Processing https://www.osnews.com/story/139354/microsoft-shows-banner-in-settings-app-to-push-users-from-local-accounts-to-microsoft-accounts/
Processing https://www.osnews.com/story/139351/gtk-graphics-offload-revisited/
Processing https://www.osnews.com/story/139349/google-is-combining-its-android-and-hardware-teams-and-its-all-about-ai/
Processing https://go.theregister.com/feed/www.theregister.com/2024/04/19/germany_arrests_alleged_russian_spies/
Processing https://go.theregister.com/feed/www.theregister.com/2024/04/19/wing_commander_windows_95/
Processing https://go.theregister.com/feed/www.theregister.com/2024/04/19/uk_smart_meters_pac/


## Summarize each article

Pass each article text to a customized Prompt-as-a-Service on PromptPerfect, generating a shorter summary of each.

Since we're using several prompts-as-services, let's define one function that we can use throughout the script.

In [139]:
def get_paas_response(id, template_dict):
    url = f"https://api.promptperfect.jina.ai/{id}"

    headers = {
        "x-api-key": f"token {PROMPTPERFECT_KEY}",
        "Content-Type": "application/json"
    }
    
    response = requests.post(url, headers=headers, json={"parameters": template_dict})
    if response.status_code == 200:
        text = response.json()["data"]
        return text
    else:
        return response.text

In [140]:
summaries = []

for article in articles:
    summary = get_paas_response("mkuMXLdx1kMU0Xa8l19A", {"article": article})
    summaries.append(summary)

In [141]:
summaries

['Microsoft is rolling out account-related notifications in the Windows 10 Settings app encouraging users to switch from local accounts to Microsoft accounts, which offer data backups, subscription management, and added security features. The banners are removable and can be disabled, but the push towards Microsoft accounts may become more persistent in the future.',
 'The article discusses the reintroduction of support for dmabufs and graphics offload in GTK 4.14, with updates and improvements since its initial introduction last fall. The author, Thom Holwerda, provides an overview of the changes and enhancements that have been made, pointing readers to the GTK Development Blog for more detailed information. The article is aimed at readers with a technical understanding of graphics offload technology.',
 'Google is undergoing significant internal reorganizations to focus on AI, with the creation of a new team called "Platforms and Devices" overseen by Rick Osterloh. This team will man

In [154]:
# Put all of the summaries into one text string as bullet points
concat_summaries = "\n- ".join(summaries)

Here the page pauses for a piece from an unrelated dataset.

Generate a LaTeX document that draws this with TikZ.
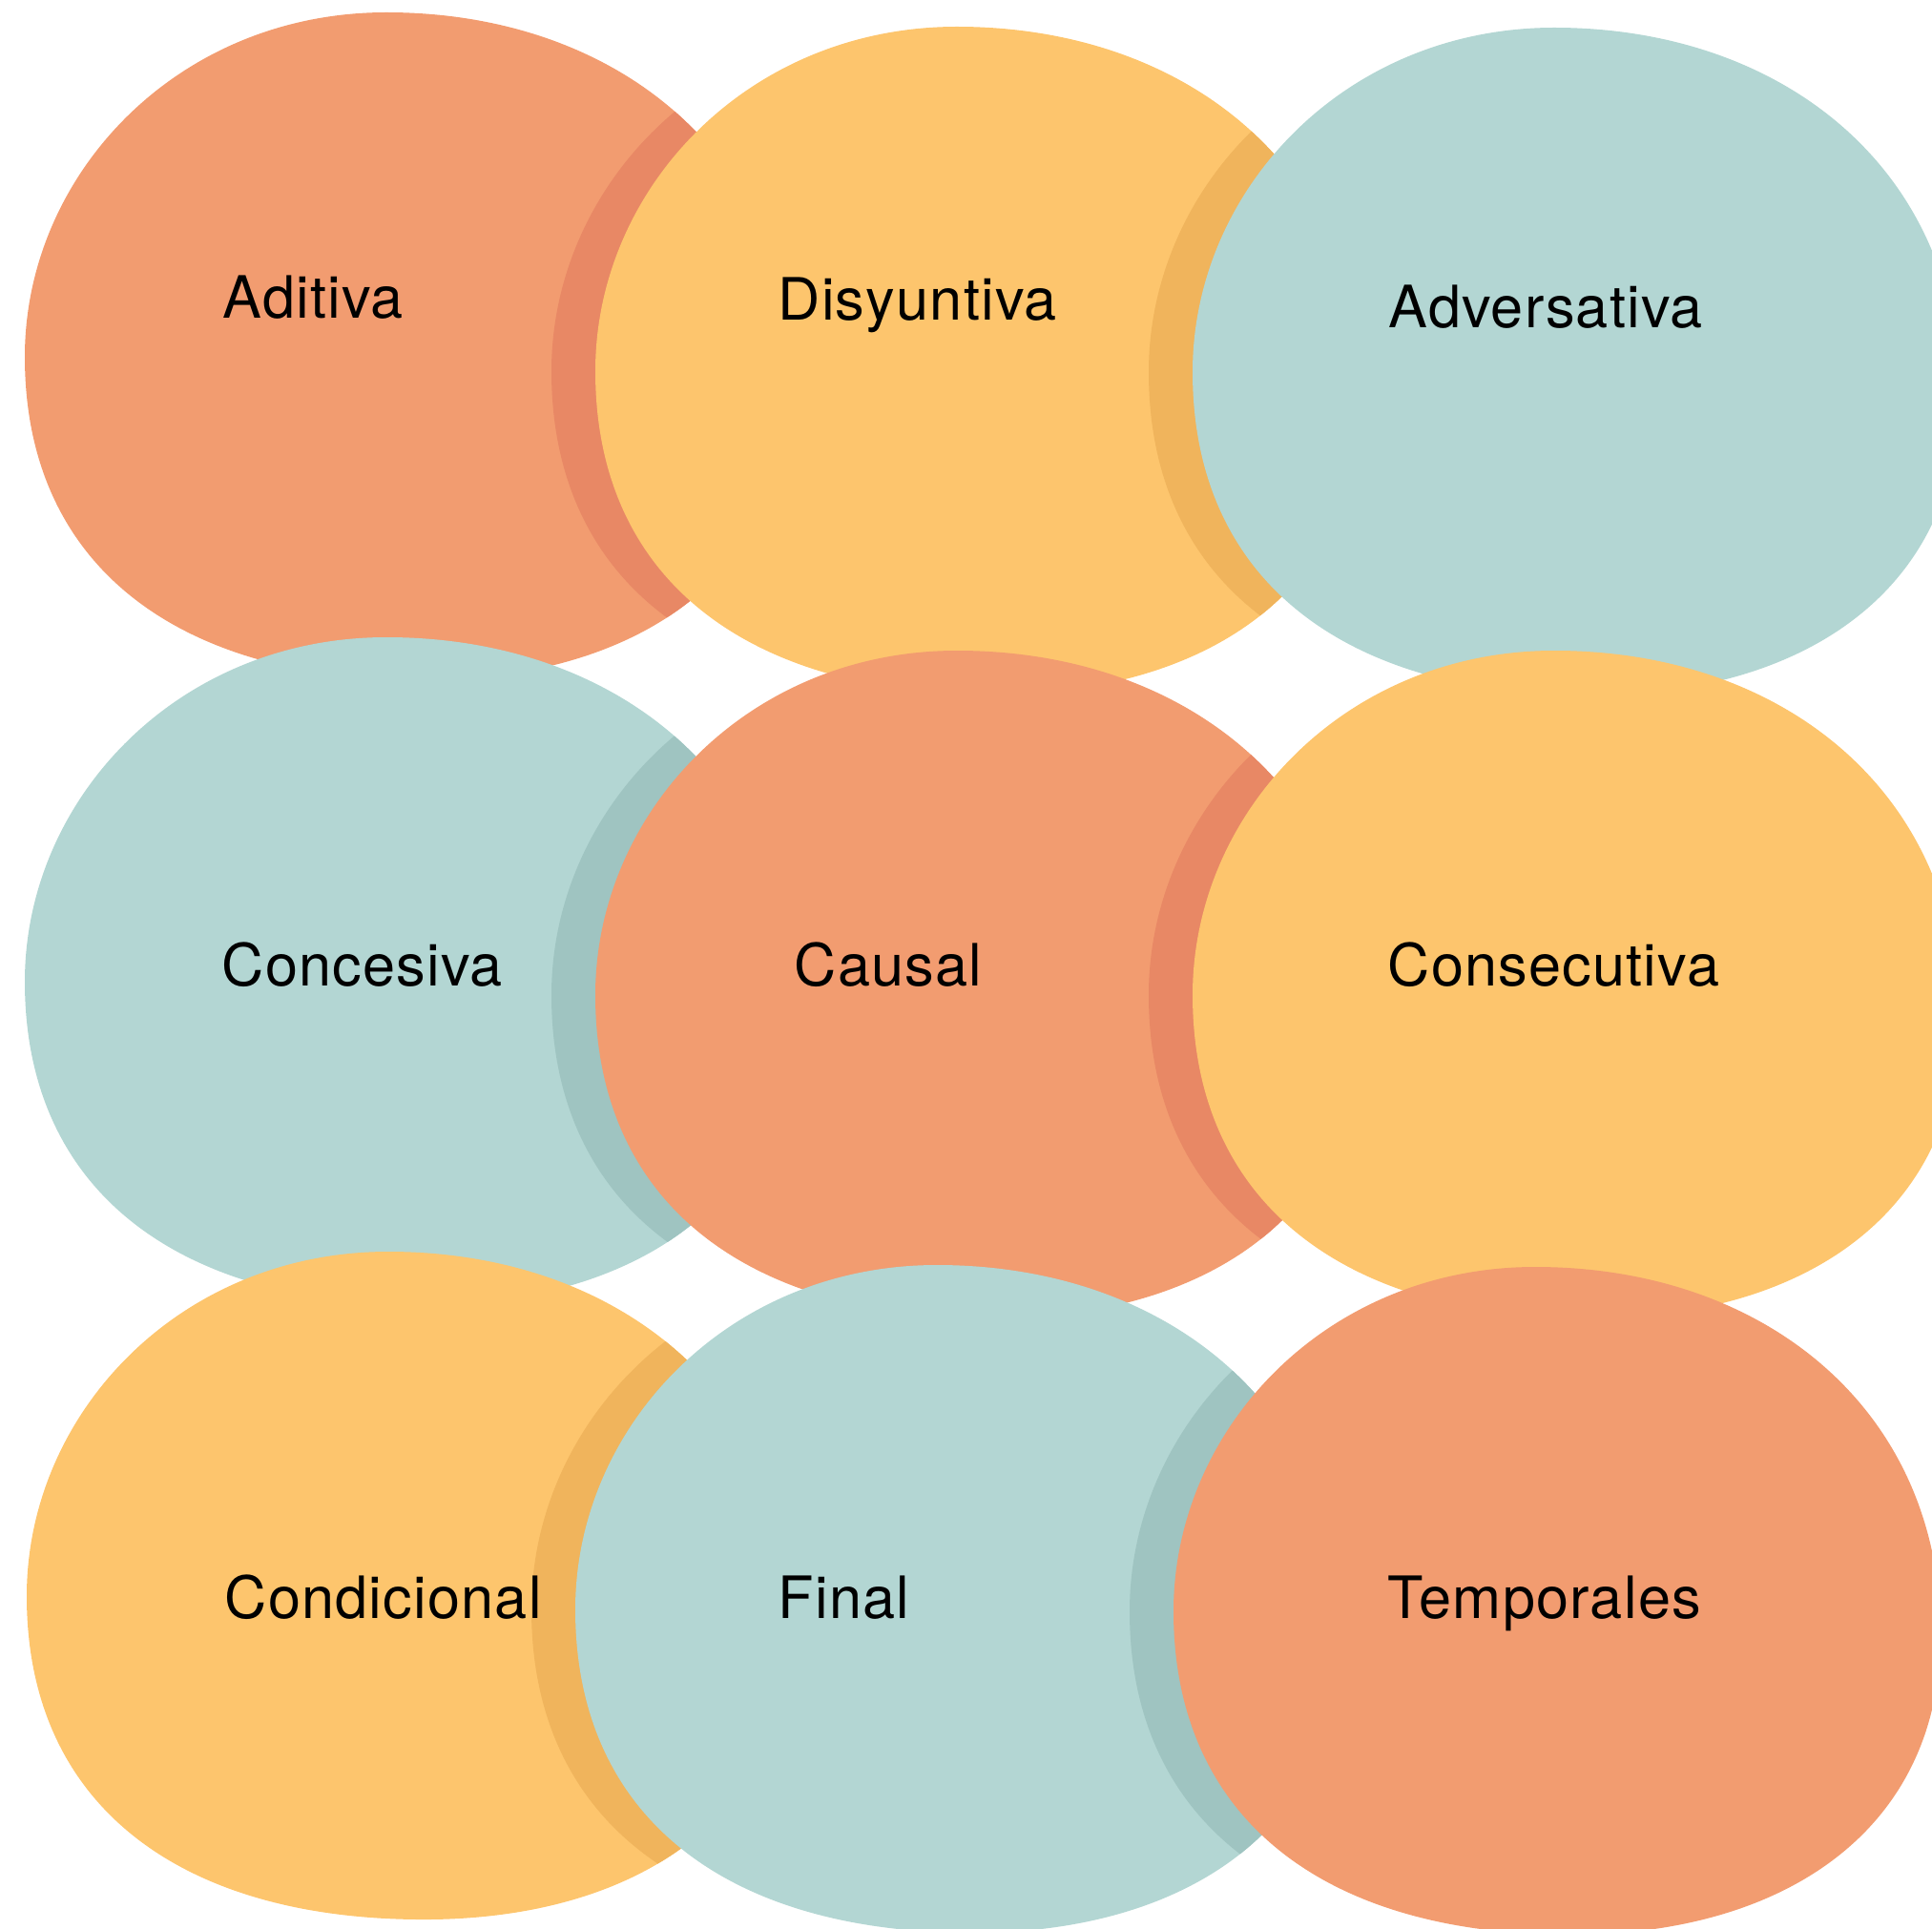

## Convert summaries to news script

Use another Prompt-as-a-Service to generate a natural sounding news report from the summaries.

In [144]:
news_script = get_paas_response("tmW07mipzJ14HgAjOcfD", {"summaries": concat_summaries})

## Convert script to speech

Use the Bark model on Replicate to convert the text to natural-sounding speech.

In [None]:
!pip install replicate

In [145]:
import replicate

def get_voice(script, voice="announcer"):
    input_data = {
    "prompt": script,
    "history_prompt": voice,
    }
    
    output = replicate.run(
        "suno-ai/bark:b76242b40d67c76ab6742e987628a2a9ac019e11d56ab96c4e91ce03b79b2787",
        input=input_data
    )

    os.makedirs("output", exist_ok=True)

    import datetime

    # Get current date and time
    now = datetime.datetime.now()
    
    # Format the date and time
    filename = f'output/{now.strftime("%Y-%m-%d-%H:%M.wav")}'

    response = requests.get(output["audio_out"])

    with open(filename, "wb") as file:
        file.write(response.content)
    
    return filename

### Try snippet first

We don't want to spend too much money on the Replicate API, so we'll split the news script into sentences (more or less) and just take a few of those to start (based on `VOICE_MAX_CHUNKS`, defined earlier in the notebook.)

In [146]:
chunks = news_script.split(". ")

In [147]:
snippet = ". ".join(chunks[:VOICE_MAX_SENTENCES])

In [148]:
snippet

"On today's tech news roundup, Microsoft is encouraging Windows 10 users to switch to Microsoft accounts for added security and features, while Google undergoes internal reorganizations to focus on AI integration in its products, raising concerns about trustworthiness and usability. In a shocking development, German authorities have arrested two German-Russian citizens suspected of being Russian spies planning to bomb industrial and military targets in support of Ukraine against Vladimir Putin's invasion, highlighting the escalating tensions in the region. Meanwhile, the UK government is facing challenges as millions of smart meters will become obsolete once 2G and 3G networks are switched off, with concerns about the cost implications for consumers. And in a blast from the past, Wing Commander III: Heart of the Tiger played a crucial role in testing Windows 95, revealing an issue with the copy hotkey that was fixed thanks to the dedication of testers. Stay tuned for more updates on th

In [149]:
voice = get_voice(snippet)

## Play audio

In [150]:
from IPython.display import Audio

In [152]:
Audio(voice, autoplay=True)

## Next steps

We're not going to dive into how to turn this content into a podcast. There are plenty of better guides out there that can cover that!